Three permanent removal pathways with their own rules

According to the CRCF website, “permanent carbon removals” are technologies that eliminate atmospheric CO2 and guarantee its secure, long-term storage. The delegated act defines methodologies for three types of activities: direct air capture with geological storage (DACCS), bioenergy with carbon capture and storage (BioCCS), and carbon removal via biocarbon (biochar) applied to soils or incorporated into materials (BCR), fixing eligibility criteria, activity and monitoring periods, baseline and associated emissions calculations, as well as specific sustainability requirements.

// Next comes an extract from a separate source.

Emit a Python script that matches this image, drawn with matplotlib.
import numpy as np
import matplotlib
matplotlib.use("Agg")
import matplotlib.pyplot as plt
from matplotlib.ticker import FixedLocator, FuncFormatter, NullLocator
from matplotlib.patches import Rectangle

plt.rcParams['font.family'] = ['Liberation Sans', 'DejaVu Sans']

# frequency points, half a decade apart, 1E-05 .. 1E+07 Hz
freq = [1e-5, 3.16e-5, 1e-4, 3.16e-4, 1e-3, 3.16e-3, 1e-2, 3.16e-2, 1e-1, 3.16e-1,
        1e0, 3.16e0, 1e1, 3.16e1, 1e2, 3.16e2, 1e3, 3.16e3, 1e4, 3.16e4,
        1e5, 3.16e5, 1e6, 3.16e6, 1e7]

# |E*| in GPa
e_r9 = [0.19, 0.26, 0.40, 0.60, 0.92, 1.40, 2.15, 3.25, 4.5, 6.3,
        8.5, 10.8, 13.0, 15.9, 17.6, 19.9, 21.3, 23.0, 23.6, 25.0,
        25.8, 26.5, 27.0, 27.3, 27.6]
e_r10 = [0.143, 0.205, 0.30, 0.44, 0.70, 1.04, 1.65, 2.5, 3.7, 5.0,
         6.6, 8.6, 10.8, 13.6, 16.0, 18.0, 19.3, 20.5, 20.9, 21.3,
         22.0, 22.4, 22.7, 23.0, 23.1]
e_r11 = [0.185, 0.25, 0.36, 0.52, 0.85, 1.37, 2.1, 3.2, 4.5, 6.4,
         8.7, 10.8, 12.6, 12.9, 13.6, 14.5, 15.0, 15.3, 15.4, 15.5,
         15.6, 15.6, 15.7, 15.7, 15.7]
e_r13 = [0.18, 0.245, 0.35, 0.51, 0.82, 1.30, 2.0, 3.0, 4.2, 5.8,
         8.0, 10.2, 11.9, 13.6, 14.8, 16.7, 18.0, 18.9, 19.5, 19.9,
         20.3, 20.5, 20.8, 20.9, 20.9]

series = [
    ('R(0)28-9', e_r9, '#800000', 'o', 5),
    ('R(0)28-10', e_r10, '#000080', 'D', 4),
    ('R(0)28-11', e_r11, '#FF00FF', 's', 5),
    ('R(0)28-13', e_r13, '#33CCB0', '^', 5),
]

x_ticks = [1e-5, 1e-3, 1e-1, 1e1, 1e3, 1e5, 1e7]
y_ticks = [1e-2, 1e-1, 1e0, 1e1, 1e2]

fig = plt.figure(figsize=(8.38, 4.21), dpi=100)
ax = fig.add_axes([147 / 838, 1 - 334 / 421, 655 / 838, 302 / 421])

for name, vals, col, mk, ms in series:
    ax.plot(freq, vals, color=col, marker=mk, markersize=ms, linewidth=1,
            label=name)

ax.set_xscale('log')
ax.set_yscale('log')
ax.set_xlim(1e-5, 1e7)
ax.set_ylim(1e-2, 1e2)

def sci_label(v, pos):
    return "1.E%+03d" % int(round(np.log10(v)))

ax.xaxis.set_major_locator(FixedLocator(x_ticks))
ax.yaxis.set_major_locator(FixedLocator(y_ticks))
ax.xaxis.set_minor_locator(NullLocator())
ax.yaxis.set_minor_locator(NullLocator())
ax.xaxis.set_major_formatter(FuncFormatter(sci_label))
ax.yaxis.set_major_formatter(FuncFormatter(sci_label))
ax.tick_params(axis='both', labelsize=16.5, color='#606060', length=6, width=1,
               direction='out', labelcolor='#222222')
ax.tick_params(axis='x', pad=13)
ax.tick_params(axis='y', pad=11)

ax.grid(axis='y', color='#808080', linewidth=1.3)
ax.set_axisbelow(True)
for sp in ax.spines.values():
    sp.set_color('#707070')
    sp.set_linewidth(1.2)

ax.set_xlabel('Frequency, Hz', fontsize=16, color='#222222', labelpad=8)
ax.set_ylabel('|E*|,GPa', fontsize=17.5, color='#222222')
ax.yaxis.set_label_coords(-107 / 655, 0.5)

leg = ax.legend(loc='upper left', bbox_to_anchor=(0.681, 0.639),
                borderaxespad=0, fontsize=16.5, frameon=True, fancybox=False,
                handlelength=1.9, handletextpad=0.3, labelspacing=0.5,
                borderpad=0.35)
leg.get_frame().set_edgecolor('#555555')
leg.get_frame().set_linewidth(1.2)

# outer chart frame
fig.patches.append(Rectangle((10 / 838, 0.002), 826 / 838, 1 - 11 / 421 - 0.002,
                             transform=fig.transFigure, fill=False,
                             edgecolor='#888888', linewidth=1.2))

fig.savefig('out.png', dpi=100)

Quantification, additionality, and permanence: the technical core

The methodologies are designed to guarantee a robust and transparent quantification of the net removal benefit, applying a standardized baseline of tCO2 for all three activities (reflecting current market failure and ensuring that removals are deemed additional) and establishing detailed formulas to sum all direct and indirect life-cycle emissions (capture, transport, storage, capital, inputs, etc.). For DACCS and BioCCS, permanent geological storage is required in sites permitted under Directive 2009/31/EC, along with civil liability frameworks in case of leakage; for biochar, the stable carbon fraction expected to be retained for several centuries is identified, and, for example, the cumulative amount applicable to agricultural and forestry soils is capped.

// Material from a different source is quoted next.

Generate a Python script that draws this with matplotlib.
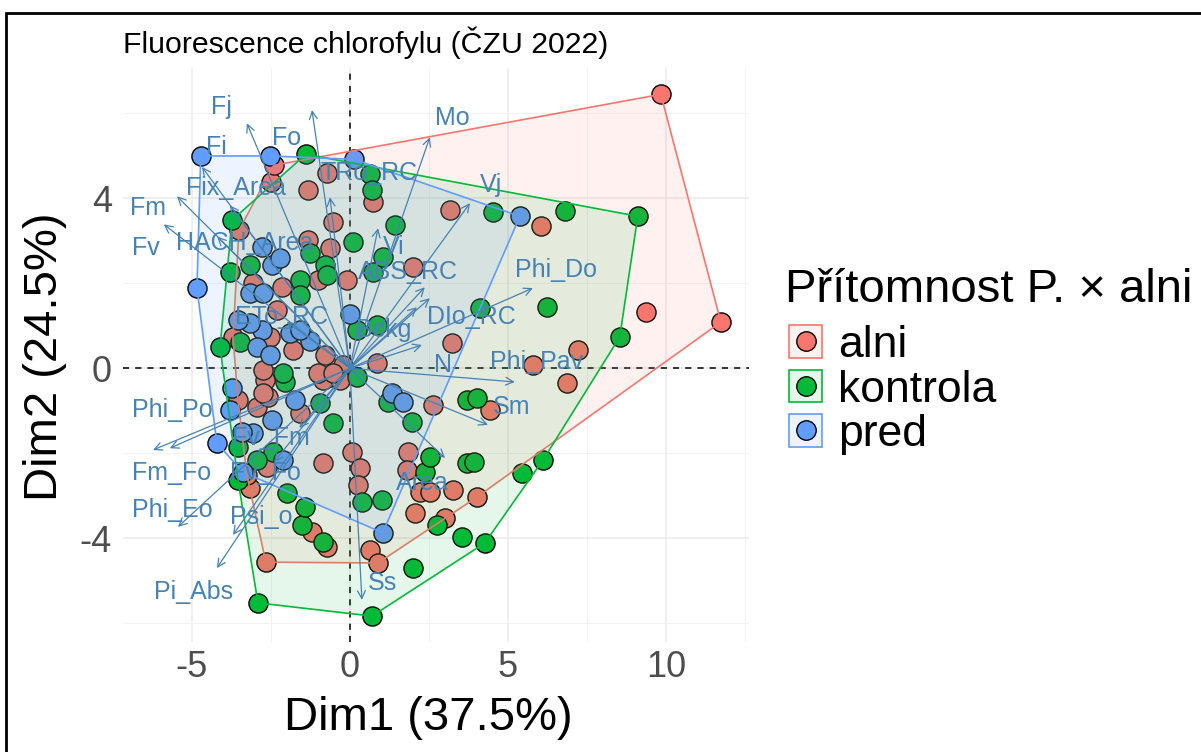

Biomass sustainability and ecosystem protection

For BioCCS and biochar, the delegated act incorporates biomass sustainability requirements consistent with Article 29 of the Renewable Energy Directive, the cascading use principle, and the prevention of unsustainable feedstock demand. It establishes that activities must not displace existing uses of biomass or intensify pressure on soils, sets contaminant limits for biocarbon, and requires an assessment of potential negative effects on soil health, productivity, biodiversity, and ecosystems, with the option to withhold the issuance of units when a significant risk of adverse impact exists.

The future of permanent removals: new pathways under study

Beyond DACCS, BioCCS, and biochar, the Commission notes on the CRCF website that it is considering methodologies for other permanent removal pathways: enhanced rock weathering, mineralization, ocean alkalinity enhancement, and direct ocean capture with CO2 storage. Any activity incorporated into the CRCF in the future must be safe for terrestrial and marine ecosystems and provide social benefits, anticipating a broad field of technological innovation where Spain could explore solutions linked to its geology, coastlines, and R&D capabilities.

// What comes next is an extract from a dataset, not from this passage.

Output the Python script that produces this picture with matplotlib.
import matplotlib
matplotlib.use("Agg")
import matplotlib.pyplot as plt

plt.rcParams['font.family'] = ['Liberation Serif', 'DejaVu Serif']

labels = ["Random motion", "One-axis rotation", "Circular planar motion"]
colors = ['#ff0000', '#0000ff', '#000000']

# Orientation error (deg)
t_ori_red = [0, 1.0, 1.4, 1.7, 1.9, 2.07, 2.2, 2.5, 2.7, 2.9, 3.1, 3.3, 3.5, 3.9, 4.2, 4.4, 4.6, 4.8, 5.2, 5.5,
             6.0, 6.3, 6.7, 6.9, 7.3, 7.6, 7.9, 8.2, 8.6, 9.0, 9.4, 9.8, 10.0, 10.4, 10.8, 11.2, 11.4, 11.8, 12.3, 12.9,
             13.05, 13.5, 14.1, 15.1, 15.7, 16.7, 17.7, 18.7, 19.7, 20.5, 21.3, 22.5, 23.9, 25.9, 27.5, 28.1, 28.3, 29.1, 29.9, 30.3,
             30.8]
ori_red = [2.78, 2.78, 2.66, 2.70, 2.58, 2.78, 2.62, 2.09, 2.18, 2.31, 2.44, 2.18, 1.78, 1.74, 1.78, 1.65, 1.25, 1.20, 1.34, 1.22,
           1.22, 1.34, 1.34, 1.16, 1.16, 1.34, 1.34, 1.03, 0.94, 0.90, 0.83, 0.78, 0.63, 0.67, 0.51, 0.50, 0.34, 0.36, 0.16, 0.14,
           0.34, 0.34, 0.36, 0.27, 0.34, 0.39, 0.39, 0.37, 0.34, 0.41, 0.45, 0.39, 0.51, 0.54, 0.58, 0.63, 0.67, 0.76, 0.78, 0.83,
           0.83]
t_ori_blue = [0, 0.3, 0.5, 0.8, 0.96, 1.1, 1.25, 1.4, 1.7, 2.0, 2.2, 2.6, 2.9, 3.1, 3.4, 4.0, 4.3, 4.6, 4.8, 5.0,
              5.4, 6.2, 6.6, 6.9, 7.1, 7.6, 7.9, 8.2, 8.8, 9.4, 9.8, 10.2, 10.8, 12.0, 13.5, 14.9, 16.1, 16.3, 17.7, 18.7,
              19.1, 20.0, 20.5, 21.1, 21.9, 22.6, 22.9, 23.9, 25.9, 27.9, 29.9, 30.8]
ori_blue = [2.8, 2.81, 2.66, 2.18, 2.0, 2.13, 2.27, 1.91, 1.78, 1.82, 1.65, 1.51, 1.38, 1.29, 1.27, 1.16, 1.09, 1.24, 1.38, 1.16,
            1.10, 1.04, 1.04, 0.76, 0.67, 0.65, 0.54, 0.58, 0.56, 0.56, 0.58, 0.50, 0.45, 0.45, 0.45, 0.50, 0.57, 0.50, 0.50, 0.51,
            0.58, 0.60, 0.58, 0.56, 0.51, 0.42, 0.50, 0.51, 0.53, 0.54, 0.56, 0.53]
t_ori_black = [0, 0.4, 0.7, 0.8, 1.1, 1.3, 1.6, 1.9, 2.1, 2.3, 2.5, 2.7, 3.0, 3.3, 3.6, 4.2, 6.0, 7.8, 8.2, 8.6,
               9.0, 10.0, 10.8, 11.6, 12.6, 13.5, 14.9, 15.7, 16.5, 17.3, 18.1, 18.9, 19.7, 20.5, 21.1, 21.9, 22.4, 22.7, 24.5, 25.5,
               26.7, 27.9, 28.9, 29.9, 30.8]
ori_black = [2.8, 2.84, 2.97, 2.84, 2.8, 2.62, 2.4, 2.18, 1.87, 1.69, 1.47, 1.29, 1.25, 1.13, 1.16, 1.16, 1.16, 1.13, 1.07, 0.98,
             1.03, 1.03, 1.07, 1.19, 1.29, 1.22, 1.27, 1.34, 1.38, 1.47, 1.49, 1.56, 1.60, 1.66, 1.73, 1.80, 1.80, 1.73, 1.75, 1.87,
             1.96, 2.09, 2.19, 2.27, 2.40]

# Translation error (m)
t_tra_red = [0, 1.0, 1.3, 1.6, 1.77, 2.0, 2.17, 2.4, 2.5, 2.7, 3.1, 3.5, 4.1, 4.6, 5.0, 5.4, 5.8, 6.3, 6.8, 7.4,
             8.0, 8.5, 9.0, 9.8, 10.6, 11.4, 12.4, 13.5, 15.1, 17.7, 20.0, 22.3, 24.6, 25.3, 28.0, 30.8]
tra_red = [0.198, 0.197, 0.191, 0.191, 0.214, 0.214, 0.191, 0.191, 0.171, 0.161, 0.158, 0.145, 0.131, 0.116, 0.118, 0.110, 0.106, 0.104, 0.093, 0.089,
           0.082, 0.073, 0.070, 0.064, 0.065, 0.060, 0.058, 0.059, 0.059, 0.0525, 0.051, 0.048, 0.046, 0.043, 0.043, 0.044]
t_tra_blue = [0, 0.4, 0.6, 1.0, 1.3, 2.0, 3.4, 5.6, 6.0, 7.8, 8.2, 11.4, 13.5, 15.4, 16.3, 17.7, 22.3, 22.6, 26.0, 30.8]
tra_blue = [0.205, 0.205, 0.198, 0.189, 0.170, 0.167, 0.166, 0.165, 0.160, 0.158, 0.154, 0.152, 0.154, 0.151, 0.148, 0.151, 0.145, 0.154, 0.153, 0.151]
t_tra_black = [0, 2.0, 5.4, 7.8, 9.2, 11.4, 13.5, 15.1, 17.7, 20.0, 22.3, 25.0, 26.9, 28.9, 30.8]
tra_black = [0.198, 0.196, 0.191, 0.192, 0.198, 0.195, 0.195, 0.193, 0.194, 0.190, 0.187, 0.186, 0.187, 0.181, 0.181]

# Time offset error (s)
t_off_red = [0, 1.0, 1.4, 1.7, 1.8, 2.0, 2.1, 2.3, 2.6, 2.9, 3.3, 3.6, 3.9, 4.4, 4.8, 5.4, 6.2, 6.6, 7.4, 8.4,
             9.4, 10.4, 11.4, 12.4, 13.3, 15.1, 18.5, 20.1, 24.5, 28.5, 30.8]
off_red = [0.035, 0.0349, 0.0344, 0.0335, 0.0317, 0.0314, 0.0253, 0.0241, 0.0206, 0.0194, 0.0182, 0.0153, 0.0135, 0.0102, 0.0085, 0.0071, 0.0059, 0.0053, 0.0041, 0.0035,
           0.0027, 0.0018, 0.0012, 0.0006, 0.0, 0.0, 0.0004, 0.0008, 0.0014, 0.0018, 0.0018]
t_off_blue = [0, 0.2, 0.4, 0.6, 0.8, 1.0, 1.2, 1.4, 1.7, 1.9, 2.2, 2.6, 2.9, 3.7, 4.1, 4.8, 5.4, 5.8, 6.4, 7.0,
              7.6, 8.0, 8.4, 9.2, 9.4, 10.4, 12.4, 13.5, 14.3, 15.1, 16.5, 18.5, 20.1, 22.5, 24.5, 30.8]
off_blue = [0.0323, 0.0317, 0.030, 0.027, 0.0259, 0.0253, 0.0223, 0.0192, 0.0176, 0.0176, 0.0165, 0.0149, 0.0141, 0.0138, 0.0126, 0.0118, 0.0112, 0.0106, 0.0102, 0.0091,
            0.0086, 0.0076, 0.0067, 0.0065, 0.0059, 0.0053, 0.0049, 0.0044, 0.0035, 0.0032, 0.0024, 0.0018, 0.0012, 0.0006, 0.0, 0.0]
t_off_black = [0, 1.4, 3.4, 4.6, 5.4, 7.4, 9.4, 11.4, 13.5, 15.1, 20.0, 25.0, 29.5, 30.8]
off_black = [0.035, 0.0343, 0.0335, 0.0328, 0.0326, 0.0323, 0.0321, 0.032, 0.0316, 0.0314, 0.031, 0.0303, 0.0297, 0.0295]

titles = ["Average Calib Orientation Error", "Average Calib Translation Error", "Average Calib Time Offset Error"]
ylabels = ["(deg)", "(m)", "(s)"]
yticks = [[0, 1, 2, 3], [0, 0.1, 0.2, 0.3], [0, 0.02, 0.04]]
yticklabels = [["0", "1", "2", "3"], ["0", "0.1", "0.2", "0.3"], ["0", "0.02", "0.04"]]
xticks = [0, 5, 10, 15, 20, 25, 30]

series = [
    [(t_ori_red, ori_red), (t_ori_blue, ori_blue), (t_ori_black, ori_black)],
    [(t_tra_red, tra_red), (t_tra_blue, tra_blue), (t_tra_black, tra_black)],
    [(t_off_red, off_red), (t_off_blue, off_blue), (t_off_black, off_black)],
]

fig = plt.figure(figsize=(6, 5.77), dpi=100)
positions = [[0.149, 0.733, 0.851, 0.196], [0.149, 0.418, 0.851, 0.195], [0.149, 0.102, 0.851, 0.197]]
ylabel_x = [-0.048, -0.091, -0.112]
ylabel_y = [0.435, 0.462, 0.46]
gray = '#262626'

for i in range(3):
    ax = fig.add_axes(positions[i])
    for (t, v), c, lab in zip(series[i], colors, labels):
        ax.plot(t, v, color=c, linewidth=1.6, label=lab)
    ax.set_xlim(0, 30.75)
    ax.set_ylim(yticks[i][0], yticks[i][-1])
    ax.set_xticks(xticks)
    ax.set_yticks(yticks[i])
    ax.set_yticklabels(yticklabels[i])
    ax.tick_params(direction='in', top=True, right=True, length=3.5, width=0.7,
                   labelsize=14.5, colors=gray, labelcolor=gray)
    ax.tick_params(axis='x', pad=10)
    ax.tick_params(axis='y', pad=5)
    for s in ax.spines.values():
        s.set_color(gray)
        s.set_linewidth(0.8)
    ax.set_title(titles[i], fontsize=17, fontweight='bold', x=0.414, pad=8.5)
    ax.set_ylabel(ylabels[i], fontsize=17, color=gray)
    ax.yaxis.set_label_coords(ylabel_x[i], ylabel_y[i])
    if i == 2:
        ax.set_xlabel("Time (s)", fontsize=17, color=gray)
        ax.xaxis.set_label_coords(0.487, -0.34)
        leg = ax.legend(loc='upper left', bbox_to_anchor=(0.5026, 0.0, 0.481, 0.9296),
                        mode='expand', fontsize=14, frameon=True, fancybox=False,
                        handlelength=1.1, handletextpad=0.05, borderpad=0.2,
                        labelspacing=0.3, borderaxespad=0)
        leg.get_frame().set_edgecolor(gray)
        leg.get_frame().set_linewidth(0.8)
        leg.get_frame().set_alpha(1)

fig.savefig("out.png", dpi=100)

Benefits and opportunities for Spain

The delegated act itself recognizes that DACCS, BioCCS, and biochar currently suffer from market failure: they provide climate benefits but do not generate sufficient revenue under the current emissions trading scheme, thus requiring public support and the sale of CRCF units to close their funding gap. In this context, Spain—with its strong renewable resources, biomass availability, and industrial fabric in energy, materials, and chemicals—has the opportunity to attract investment toward pioneering renewable-powered direct air capture projects, bioenergy plants with biogenic capture, and biochar production plants for agricultural, urban, and construction material uses, positioning itself as a hub for new carbon removal industries.

Opportunities for the Spanish industrial sector

For the industrial sector, the CRCF methodologies provide the necessary clarity to evaluate permanent removal projects as climate assets: they detail what qualifies as a certified tonne, how it is measured, what capital and operating costs are recognized, and what sustainability requirements must be met, reducing regulatory uncertainty. This can facilitate Spanish energy, cement, chemical, and agricultural companies to integrate DACCS, BioCCS, and biochar into their decarbonization strategies for residual emissions, access climate financing, and participate in future European mechanisms (such as buyers’ clubs or contracts for difference) aimed at scaling certified permanent removals in the EU.

A framework reinforcing Spain’s position in European climate policy

Being directly applicable in all Member States, the delegated act creates homogenous conditions that allow Spanish projects to be compared with the rest of Europe in terms of climate quality, cost, and sustainability. If Spain combines this framework with its energy transition, nature restoration, and circular economy agenda, it can advance toward a leadership position in permanent removal technologies, visibly contributing to European net-zero targets and generating a new industrial base linked to advanced carbon management.